Duboff Electric, Inc. ("Duboff"), an electrical contractor, commenced the present action in the district court to challenge rulings by officials of the City of New York (the "City") that Duboff had not complied with § 220 of the New York Labor Law (McKinney 1965 & Supp. 1981-1982). Section 220 requires, inter alia, that public construction contractors make contributions to benefit plans for their employees and provides that payments to employees of cash allowances in lieu of contributions to benefit plans do not satisfy § 220. Duboff, which has made cash payments instead of benefit plan contributions, challenges § 220 on three federal grounds: (1) that § 220 is preempted by the Davis-Bacon Act, 40 U.S.C. §§ 276a to 276a-5 (1976), which permits such cash payment substitutions; (2) that the City's enforcement of § 220 against Duboff at the behest of labor unions constitutes a restraint of trade in violation of the federal antitrust laws, 15 U.S.C. §§ 1 et seq. (1976); and (3) that § 220 deprives Duboff of its Fourteenth Amendment rights to substantive due process and equal protection of the law. I would affirm the district court's dismissal of the complaint because I believe these claims are insufficient as a matter of law.

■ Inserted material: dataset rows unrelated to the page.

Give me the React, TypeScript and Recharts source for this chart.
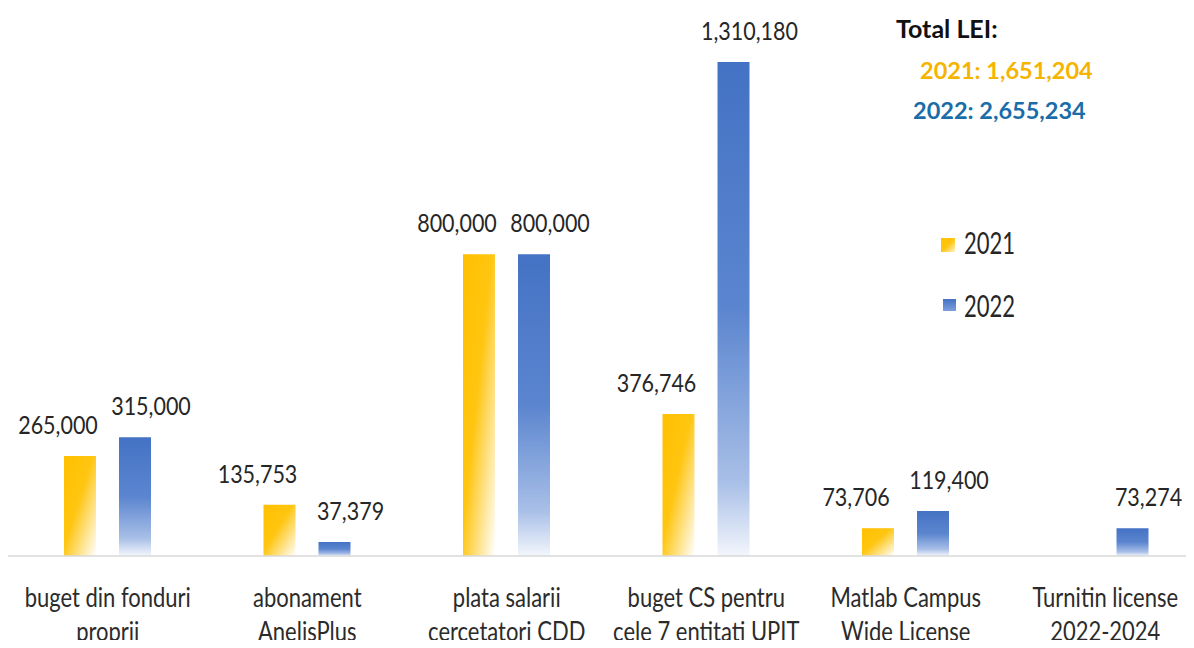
import React from 'react';
import { BarChart, Bar, XAxis, YAxis, LabelList } from 'recharts';

const categories = [
  'buget din fonduri proprii',
  'abonament AnelisPlus',
  'plata salarii cercetatori CDD',
  'buget CS pentru cele 7 entitati UPIT',
  'Matlab Campus Wide License',
  'Turnitin license 2022-2024',
];
const categoryLines = [
  ['buget din fonduri', 'proprii'],
  ['abonament', 'AnelisPlus'],
  ['plata salarii', 'cercetatori CDD'],
  ['buget CS pentru', 'cele 7 entitati UPIT'],
  ['Matlab Campus', 'Wide License'],
  ['Turnitin license', '2022-2024'],
];
const values2021 = [265000, 135753, 800000, 376746, 73706, null];
const values2022 = [315000, 37379, 800000, 1310180, 119400, 73274];
const seriesNames = ['2021', '2022'];
const totalsTitle = 'Total LEI:';
const totals = ['2021: 1,651,204', '2022: 2,655,234'];

const data = categories.map((c, i) => ({ category: c, y2021: values2021[i], y2022: values2022[i] }));

const FONT = "Lato, 'Noto Sans', sans-serif";

const fmt = (v: number) => v.toLocaleString('en-US');

const SText = (props: any) => {
  const { x, y, sy = 1, anchor = 'start', size, color = '#262626', weight = 400, children } = props;
  return (
    <text
      transform={`translate(${x},${y}) scale(1,${sy})`}
      textAnchor={anchor}
      fontFamily={FONT}
      fontSize={size}
      fontWeight={weight}
      fill={color}
    >
      {children}
    </text>
  );
};

const makeValueLabel = (shift: number) => (props: any) => {
  const { x, y, width, value } = props;
  if (value === null || value === undefined) return null;
  return (
    <SText x={x + width / 2 + shift} y={y - 22} anchor="middle" size={21.5} sy={1.2}>
      {fmt(value)}
    </SText>
  );
};
const ValueLabel2021 = makeValueLabel(-22);
const ValueLabel2022 = makeValueLabel(16);

const CategoryTick = (props: any) => {
  const { x, y, payload } = props;
  const idx = categories.indexOf(payload.value);
  const lines = categoryLines[idx] || [payload.value, ''];
  return (
    <g>
      <SText x={x} y={y + 51} anchor="middle" size={22} sy={1.2} color="#2b2b2b">{lines[0]}</SText>
      <SText x={x} y={y + 85} anchor="middle" size={22} sy={1.2} color="#2b2b2b">{lines[1]}</SText>
    </g>
  );
};

export default function App() {
  return (
    <div style={{ margin: -8, width: 1194, height: 648, overflow: 'hidden', position: 'relative', background: '#fff' }}>
      <BarChart width={1205} height={648} data={data} margin={{ top: 28, right: 0, bottom: 0, left: 8 }} barSize={32} barGap={23}>
        <defs>
          <linearGradient id="grad2021" x1="0" y1="0" x2="1" y2="1">
            <stop offset="0" stopColor="#FFC000" />
            <stop offset="0.45" stopColor="#FFC510" />
            <stop offset="1" stopColor="#FFFFFF" />
          </linearGradient>
          <linearGradient id="grad2022" x1="0" y1="0" x2="0" y2="1">
            <stop offset="0" stopColor="#4472C4" />
            <stop offset="0.5" stopColor="#5b85cf" />
            <stop offset="0.85" stopColor="#a8bfe7" />
            <stop offset="1" stopColor="#f3f6fc" />
          </linearGradient>
        </defs>
        <XAxis dataKey="category" axisLine={{ stroke: '#d9d9d9', strokeWidth: 1.5 }} tickLine={false} tickSize={0} tickMargin={0} height={92} interval={0} tick={<CategoryTick />} />
        <YAxis hide domain={[0, 1400000]} />
        <Bar dataKey="y2021" name={seriesNames[0]} fill="url(#grad2021)" isAnimationActive={false}>
          <LabelList dataKey="y2021" content={<ValueLabel2021 />} />
        </Bar>
        <Bar dataKey="y2022" name={seriesNames[1]} fill="url(#grad2022)" isAnimationActive={false}>
          <LabelList dataKey="y2022" content={<ValueLabel2022 />} />
        </Bar>
      </BarChart>
      <svg width={1194} height={340} style={{ position: 'absolute', left: 0, top: 0, pointerEvents: 'none' }}>
        <defs>
          <linearGradient id="lg2021" x1="0" y1="0" x2="1" y2="1">
            <stop offset="0" stopColor="#FFC000" />
            <stop offset="0.5" stopColor="#FFC510" />
            <stop offset="1" stopColor="#FFF3CC" />
          </linearGradient>
          <linearGradient id="lg2022" x1="0" y1="0" x2="0" y2="1">
            <stop offset="0" stopColor="#4472C4" />
            <stop offset="1" stopColor="#7f9fdc" />
          </linearGradient>
        </defs>
        <SText x={896} y={38} size={25} weight={700} color="#111">{totalsTitle}</SText>
        <SText x={920} y={79} size={23.5} weight={700} color="#F5B400">{totals[0]}</SText>
        <SText x={913} y={119} size={23.5} weight={700} color="#1A6DA8">{totals[1]}</SText>
        <rect x={941} y={238} width={14} height={14} fill="url(#lg2021)" />
        <SText x={964} y={254} size={22} sy={1.4}>{seriesNames[0]}</SText>
        <rect x={943} y={299} width={13} height={12} fill="url(#lg2022)" />
        <SText x={964} y={317} size={22} sy={1.4}>{seriesNames[1]}</SText>
      </svg>
    </div>
  );
}
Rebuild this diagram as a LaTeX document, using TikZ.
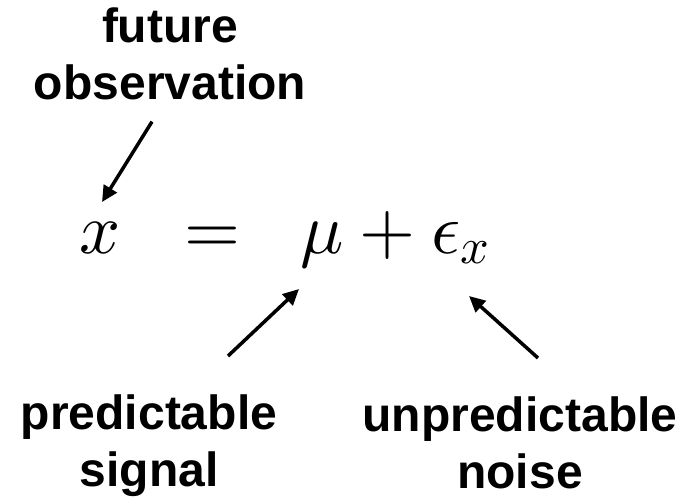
\documentclass[tikz,border=0pt]{standalone}
\usepackage{fix-cm}
\usepackage{amsmath}
\usepackage[no-math]{fontspec}
\newfontfamily\labelfont{Liberation Sans}
\usetikzlibrary{arrows.meta}
% heavier 10pt design sizes for the big formula
\DeclareFontShape{OML}{cmm}{m}{it}{<->cmmi10}{}
\DeclareFontShape{OT1}{cmr}{m}{n}{<->cmr10}{}

\begin{document}
\begin{tikzpicture}[x=1pt,y=-1pt,
  lbl/.style={inner sep=0pt,align=center,font=\labelfont\bfseries\fontsize{48}{57}\selectfont},
  eqn/.style={inner sep=0pt,anchor=base,font=\fontsize{72}{80}\selectfont},
  arr/.style={line width=3.5pt,-{Triangle[length=16pt,width=15pt]}}]
\useasboundingbox (0,0) rectangle (700,499);

\node[lbl,anchor=north] (fut) at (170,8) {future\\observation};
\node[lbl,anchor=north] (pred) at (149,395) {predictable\\signal};
\node[lbl,anchor=north] (unpred) at (520,397) {unpredictable\\noise};

\node[eqn] (xvar) at (100,253) {$x$};
\node[eqn] (eq) at (212,253) {$=$};
\node[eqn] (rhs) at (395,253) {$\mu+\epsilon_x$};

\draw[arr] ([shift={(-18,21)}]fut.south) -- ([shift={(2,-51)}]xvar.base);
\draw[arr] ([shift={(79,-39)}]pred.north) -- ([shift={(-96,36)}]rhs.base);
\draw[arr] ([shift={(18,-39)}]unpred.north) -- ([shift={(74,43)}]rhs.base);
\end{tikzpicture}
\end{document}
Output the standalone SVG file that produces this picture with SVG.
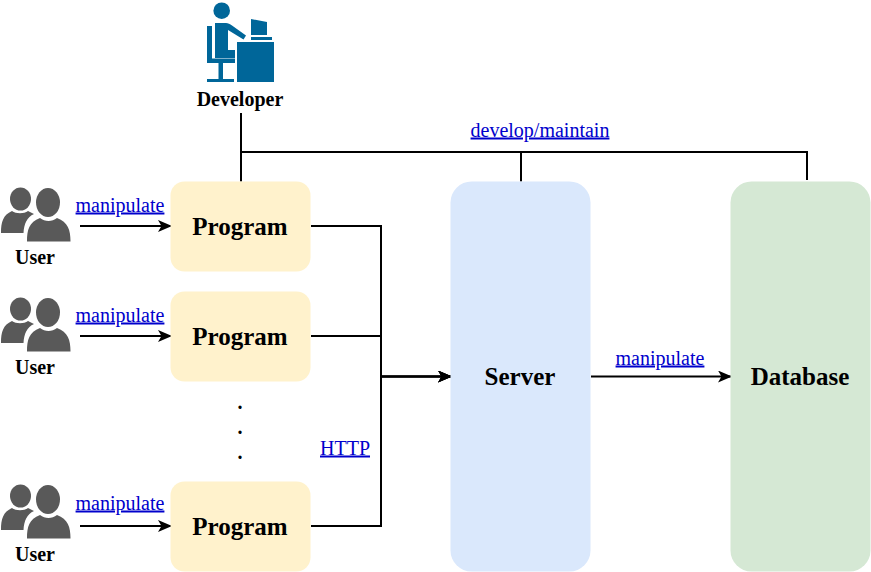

(1) I see no merit in Duboff's claim that New York's Labor Law § 220 is preempted by the Davis-Bacon Act, 40 U.S.C. § 276a. A state law is not preempted by federal law simply because it is not the same as the federal law; rather it must "stand( ) as an obstacle to the accomplishment and execution of the full purposes and objectives of Congress." Hines v. Davidowitz, 312 U.S. 52, 67, 61 S.Ct. 399, 404, 85 L.Ed. 581 (1941); see Florida Lime & Avocado Growers v. Paul, 373 U.S. 132, 141-142, 83 S.Ct. 1210, 1216-1217, 10 L.Ed.2d 248 (1963); Colorado Anti-Discrimination Commission v. Continental Air Lines, 372 U.S. 714, 722, 83 S.Ct. 1022, 1026, 10 L.Ed.2d 84 (1963). Section 220 would conflict with federal law only if Congress had intended to protect employers by allowing them to pay cash in lieu of benefits. It is clear however, as the district court observed in rejecting Duboff's claim, that the Davis-Bacon Act is designed to protect workers, not employers. Walsh v. Schlecht, 429 U.S. 401, 411, 97 S.Ct. 679, 686, 50 L.Ed.2d 641 (1977). Accordingly, New York's greater protection for workers is not preempted by Davis-Bacon.


(2) The requirements of which Duboff complains are provisions of New York State's Labor Law, which plainly reflects state policy and is supervised by persons so authorized by that law. See, e.g., § 220(5)(e). Duboff's antitrust claims are thus barred by the doctrine of Parker v. Brown, 317 U.S. 341, 63 S.Ct. 307, 87 L.Ed. 315 (1943), which provides that a state's imposition of anticompetitive restraints "as an act of government," id. at 352, 63 S.Ct. at 314, establishes antitrust immunity for persons carrying out the state's program. See also New Motor Vehicle Board v. Orrin W. Fox Co., 439 U.S. 96, 109, 99 S.Ct. 403, 411-412, 58 L.Ed.2d 361 (1978); Bates v. State Bar, 433 U.S. 350, 359-60, 97 S.Ct. 2691, 2696-2697, 53 L.Ed.2d 810 (1977).


(3) Finally I see no possibility that Duboff can prevail on its claim that § 220 deprives it of equal protection and substantive due process. "The day is gone when (the federal court) uses the Due Process Clause of the Fourteenth Amendment to strike down state laws, regulatory of business and industrial conditions, because they may be unwise, improvident, or out of harmony with a particular school of thought." Williamson v. Lee Optical, Inc., 348 U.S. 483, 488, 75 S.Ct. 461, 464, 99 L.Ed. 563 (1955). The equal protection theory is no more viable. "If the classification has some 'reasonable basis,' it does not offend the Constitution simply because the classification 'is not made with mathematical nicety or because in practice it results in some inequality. Lindsley v. Natural Carbonic Gas Co., 220 U.S. 61, 78, 31 S.Ct. 337, 340, 55 L.Ed. 369.... 'A statutory discrimination will not be set aside if any state of facts reasonably may be conceived to justify it.' McGowan v. Maryland, 366 U.S. 420, 426 (81 S.Ct. 1101, 1105, 6 L.Ed.2d 393)." Dandridge v. Williams, 397 U.S. 471, 485, 90 S.Ct. 1153, 1161, 25 L.Ed.2d 491 (1970).


Finding that each of the federal doctrines invoked by Duboff is unavailing to it, I would affirm the judgment of dismissal.